Voter Interest. A new NBC News poll found 70% of all registered voters expressing high interest in the election – either a “9” or a “10” on a 10-point scale – the highest percentage ever in the survey for a midterm election at this point. By party, however, 78% of Republicans have high interest in the midterms, compared with 69% of Democrats. The 9-point GOP enthusiasm edge is up from September (when it was plus 3) and August (when it was plus 2).
Seventy-one percent of voters say the country is headed in the wrong direction, compared with 20% who say it’s on the right track. It’s the sixth time in the last seven NBC News polls that the wrong track answer has been higher than 70%. Twenty percent say the economy will get better over the next year and 26% say it will stay about the same, while 50% say it will get worse – the highest number on the question dating to 1994.
The poll also found that 9% of registered voters say they’ve already voted in the midterms, 40% say they plan to vote early (either by mail or by early in-person voting), and 47% say they will vote at the polls on Election Day.
Early Voting. Early voting is underway, and more than 7.5 million people have already voted, either in person or by mail. Some states have already smashed early voting records set in the presidential election of 2020. Florida has had the most ballots cast thus far (more than 1 million), followed by Georgia with more than 800,000. On Monday, Oct. 17, the first day of early voting in Georgia, 131,318 voted in person, up from 70,849 on the first day of voting ahead of the 2018 midterm election – an 85% increase.

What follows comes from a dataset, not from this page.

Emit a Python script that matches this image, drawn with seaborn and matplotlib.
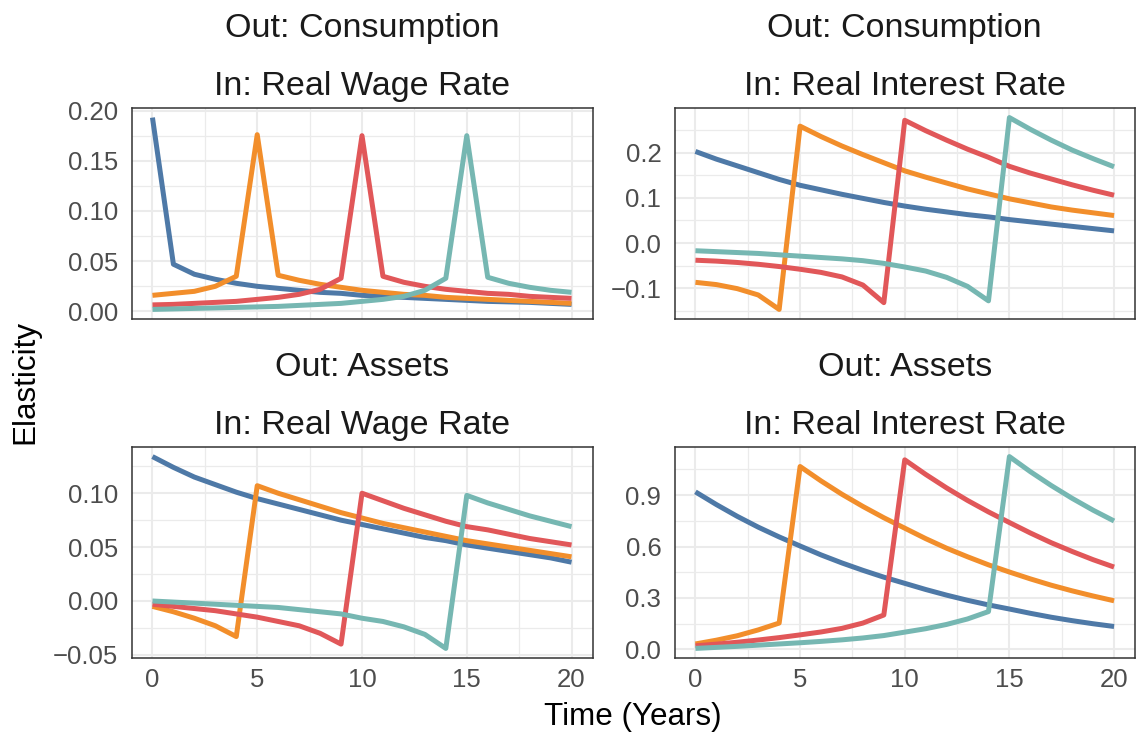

Political analysts believe the increase in absentee and mail voting could lead to a replay of 2020, when multiple states did not have final results in close elections for several days. Some states, including the battlegrounds of Wisconsin and Pennsylvania, do not allow election officials to begin opening mail-in ballots until Election Day, and Michigan allows just two days of processing before Election Day. Both Wisconsin and Michigan have seen nearly twice as many absentee ballots cast compared with 2018.